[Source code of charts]
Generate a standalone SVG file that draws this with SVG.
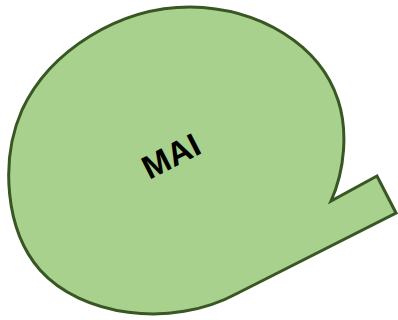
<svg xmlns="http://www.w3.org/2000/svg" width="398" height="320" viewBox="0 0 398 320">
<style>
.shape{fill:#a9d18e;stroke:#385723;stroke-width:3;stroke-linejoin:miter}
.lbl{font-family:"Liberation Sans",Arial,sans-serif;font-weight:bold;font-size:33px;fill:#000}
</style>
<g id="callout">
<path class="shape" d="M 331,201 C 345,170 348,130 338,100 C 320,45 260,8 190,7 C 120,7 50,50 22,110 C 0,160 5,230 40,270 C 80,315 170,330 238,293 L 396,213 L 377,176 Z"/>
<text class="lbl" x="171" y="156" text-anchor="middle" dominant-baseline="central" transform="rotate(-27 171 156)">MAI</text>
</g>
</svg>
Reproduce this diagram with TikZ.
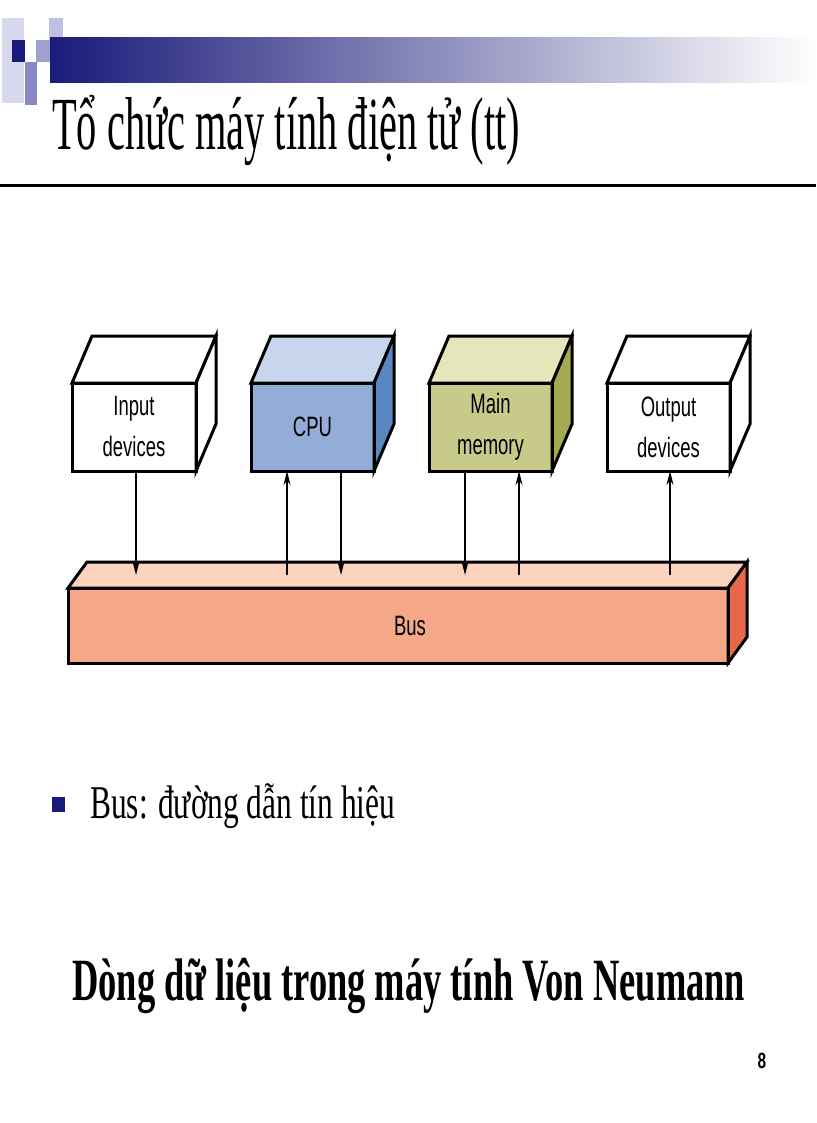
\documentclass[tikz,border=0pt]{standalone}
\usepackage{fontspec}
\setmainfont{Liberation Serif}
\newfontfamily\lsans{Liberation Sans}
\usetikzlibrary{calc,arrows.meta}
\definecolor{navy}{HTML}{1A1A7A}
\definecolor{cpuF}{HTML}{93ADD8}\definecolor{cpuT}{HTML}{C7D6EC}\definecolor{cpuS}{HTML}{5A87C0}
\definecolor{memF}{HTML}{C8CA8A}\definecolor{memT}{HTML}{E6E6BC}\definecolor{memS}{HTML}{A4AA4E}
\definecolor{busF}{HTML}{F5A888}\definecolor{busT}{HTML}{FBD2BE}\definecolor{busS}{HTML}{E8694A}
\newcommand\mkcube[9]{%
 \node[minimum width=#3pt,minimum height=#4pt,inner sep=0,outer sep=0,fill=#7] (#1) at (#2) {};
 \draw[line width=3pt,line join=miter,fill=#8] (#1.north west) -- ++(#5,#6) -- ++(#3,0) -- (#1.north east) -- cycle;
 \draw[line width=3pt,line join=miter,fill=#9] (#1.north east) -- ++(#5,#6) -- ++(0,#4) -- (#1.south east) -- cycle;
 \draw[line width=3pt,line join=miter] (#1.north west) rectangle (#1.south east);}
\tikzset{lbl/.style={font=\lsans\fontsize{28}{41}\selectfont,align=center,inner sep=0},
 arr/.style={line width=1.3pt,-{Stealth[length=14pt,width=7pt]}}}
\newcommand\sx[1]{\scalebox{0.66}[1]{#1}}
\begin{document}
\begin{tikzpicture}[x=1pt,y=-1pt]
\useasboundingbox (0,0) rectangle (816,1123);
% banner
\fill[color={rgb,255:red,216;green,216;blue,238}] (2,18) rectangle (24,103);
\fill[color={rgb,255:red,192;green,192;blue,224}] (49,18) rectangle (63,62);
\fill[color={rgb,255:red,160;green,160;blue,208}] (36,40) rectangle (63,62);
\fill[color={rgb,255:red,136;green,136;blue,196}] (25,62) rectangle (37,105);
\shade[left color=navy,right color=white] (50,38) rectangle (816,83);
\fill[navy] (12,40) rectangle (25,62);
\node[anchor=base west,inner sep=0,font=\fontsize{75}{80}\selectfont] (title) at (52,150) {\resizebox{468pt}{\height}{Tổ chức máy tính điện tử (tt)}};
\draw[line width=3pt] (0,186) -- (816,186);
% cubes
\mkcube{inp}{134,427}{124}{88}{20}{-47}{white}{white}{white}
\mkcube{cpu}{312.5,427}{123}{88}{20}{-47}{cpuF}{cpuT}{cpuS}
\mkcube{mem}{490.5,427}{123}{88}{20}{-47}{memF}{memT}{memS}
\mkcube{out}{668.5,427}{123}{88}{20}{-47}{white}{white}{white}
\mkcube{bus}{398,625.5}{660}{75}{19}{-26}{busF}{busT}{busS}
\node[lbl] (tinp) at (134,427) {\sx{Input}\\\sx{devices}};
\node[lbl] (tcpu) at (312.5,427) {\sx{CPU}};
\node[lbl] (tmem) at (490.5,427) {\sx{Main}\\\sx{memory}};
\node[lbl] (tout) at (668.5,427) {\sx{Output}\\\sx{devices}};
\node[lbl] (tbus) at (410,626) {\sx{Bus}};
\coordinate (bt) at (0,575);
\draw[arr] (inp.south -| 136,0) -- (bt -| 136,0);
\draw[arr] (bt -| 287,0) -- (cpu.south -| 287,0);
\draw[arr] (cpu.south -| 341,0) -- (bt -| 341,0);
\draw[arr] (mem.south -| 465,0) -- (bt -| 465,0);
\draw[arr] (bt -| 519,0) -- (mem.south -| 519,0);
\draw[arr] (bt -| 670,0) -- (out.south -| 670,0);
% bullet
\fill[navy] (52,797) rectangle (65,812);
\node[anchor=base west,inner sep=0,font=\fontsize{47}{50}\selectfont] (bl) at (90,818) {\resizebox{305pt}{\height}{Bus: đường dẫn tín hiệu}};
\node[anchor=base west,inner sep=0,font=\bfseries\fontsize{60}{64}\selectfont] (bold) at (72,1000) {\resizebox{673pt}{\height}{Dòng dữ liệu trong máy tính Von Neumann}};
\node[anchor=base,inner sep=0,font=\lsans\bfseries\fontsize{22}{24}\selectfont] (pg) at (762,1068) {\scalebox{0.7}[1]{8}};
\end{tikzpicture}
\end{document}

• _To do_
Print the records above exactly as they stand, but leave out the pictures.

• _Correct output_
Generate a standalone SVG file that draws this with SVG.
<svg xmlns="http://www.w3.org/2000/svg" width="398" height="320" viewBox="0 0 398 320">
<style>
.shape{fill:#a9d18e;stroke:#385723;stroke-width:3;stroke-linejoin:miter}
.lbl{font-family:"Liberation Sans",Arial,sans-serif;font-weight:bold;font-size:33px;fill:#000}
</style>
<g id="callout">
<path class="shape" d="M 331,201 C 345,170 348,130 338,100 C 320,45 260,8 190,7 C 120,7 50,50 22,110 C 0,160 5,230 40,270 C 80,315 170,330 238,293 L 396,213 L 377,176 Z"/>
<text class="lbl" x="171" y="156" text-anchor="middle" dominant-baseline="central" transform="rotate(-27 171 156)">MAI</text>
</g>
</svg>
Reproduce this diagram with TikZ.
\documentclass[tikz,border=0pt]{standalone}
\usepackage{fontspec}
\setmainfont{Liberation Serif}
\newfontfamily\lsans{Liberation Sans}
\usetikzlibrary{calc,arrows.meta}
\definecolor{navy}{HTML}{1A1A7A}
\definecolor{cpuF}{HTML}{93ADD8}\definecolor{cpuT}{HTML}{C7D6EC}\definecolor{cpuS}{HTML}{5A87C0}
\definecolor{memF}{HTML}{C8CA8A}\definecolor{memT}{HTML}{E6E6BC}\definecolor{memS}{HTML}{A4AA4E}
\definecolor{busF}{HTML}{F5A888}\definecolor{busT}{HTML}{FBD2BE}\definecolor{busS}{HTML}{E8694A}
\newcommand\mkcube[9]{%
 \node[minimum width=#3pt,minimum height=#4pt,inner sep=0,outer sep=0,fill=#7] (#1) at (#2) {};
 \draw[line width=3pt,line join=miter,fill=#8] (#1.north west) -- ++(#5,#6) -- ++(#3,0) -- (#1.north east) -- cycle;
 \draw[line width=3pt,line join=miter,fill=#9] (#1.north east) -- ++(#5,#6) -- ++(0,#4) -- (#1.south east) -- cycle;
 \draw[line width=3pt,line join=miter] (#1.north west) rectangle (#1.south east);}
\tikzset{lbl/.style={font=\lsans\fontsize{28}{41}\selectfont,align=center,inner sep=0},
 arr/.style={line width=1.3pt,-{Stealth[length=14pt,width=7pt]}}}
\newcommand\sx[1]{\scalebox{0.66}[1]{#1}}
\begin{document}
\begin{tikzpicture}[x=1pt,y=-1pt]
\useasboundingbox (0,0) rectangle (816,1123);
% banner
\fill[color={rgb,255:red,216;green,216;blue,238}] (2,18) rectangle (24,103);
\fill[color={rgb,255:red,192;green,192;blue,224}] (49,18) rectangle (63,62);
\fill[color={rgb,255:red,160;green,160;blue,208}] (36,40) rectangle (63,62);
\fill[color={rgb,255:red,136;green,136;blue,196}] (25,62) rectangle (37,105);
\shade[left color=navy,right color=white] (50,38) rectangle (816,83);
\fill[navy] (12,40) rectangle (25,62);
\node[anchor=base west,inner sep=0,font=\fontsize{75}{80}\selectfont] (title) at (52,150) {\resizebox{468pt}{\height}{Tổ chức máy tính điện tử (tt)}};
\draw[line width=3pt] (0,186) -- (816,186);
% cubes
\mkcube{inp}{134,427}{124}{88}{20}{-47}{white}{white}{white}
\mkcube{cpu}{312.5,427}{123}{88}{20}{-47}{cpuF}{cpuT}{cpuS}
\mkcube{mem}{490.5,427}{123}{88}{20}{-47}{memF}{memT}{memS}
\mkcube{out}{668.5,427}{123}{88}{20}{-47}{white}{white}{white}
\mkcube{bus}{398,625.5}{660}{75}{19}{-26}{busF}{busT}{busS}
\node[lbl] (tinp) at (134,427) {\sx{Input}\\\sx{devices}};
\node[lbl] (tcpu) at (312.5,427) {\sx{CPU}};
\node[lbl] (tmem) at (490.5,427) {\sx{Main}\\\sx{memory}};
\node[lbl] (tout) at (668.5,427) {\sx{Output}\\\sx{devices}};
\node[lbl] (tbus) at (410,626) {\sx{Bus}};
\coordinate (bt) at (0,575);
\draw[arr] (inp.south -| 136,0) -- (bt -| 136,0);
\draw[arr] (bt -| 287,0) -- (cpu.south -| 287,0);
\draw[arr] (cpu.south -| 341,0) -- (bt -| 341,0);
\draw[arr] (mem.south -| 465,0) -- (bt -| 465,0);
\draw[arr] (bt -| 519,0) -- (mem.south -| 519,0);
\draw[arr] (bt -| 670,0) -- (out.south -| 670,0);
% bullet
\fill[navy] (52,797) rectangle (65,812);
\node[anchor=base west,inner sep=0,font=\fontsize{47}{50}\selectfont] (bl) at (90,818) {\resizebox{305pt}{\height}{Bus: đường dẫn tín hiệu}};
\node[anchor=base west,inner sep=0,font=\bfseries\fontsize{60}{64}\selectfont] (bold) at (72,1000) {\resizebox{673pt}{\height}{Dòng dữ liệu trong máy tính Von Neumann}};
\node[anchor=base,inner sep=0,font=\lsans\bfseries\fontsize{22}{24}\selectfont] (pg) at (762,1068) {\scalebox{0.7}[1]{8}};
\end{tikzpicture}
\end{document}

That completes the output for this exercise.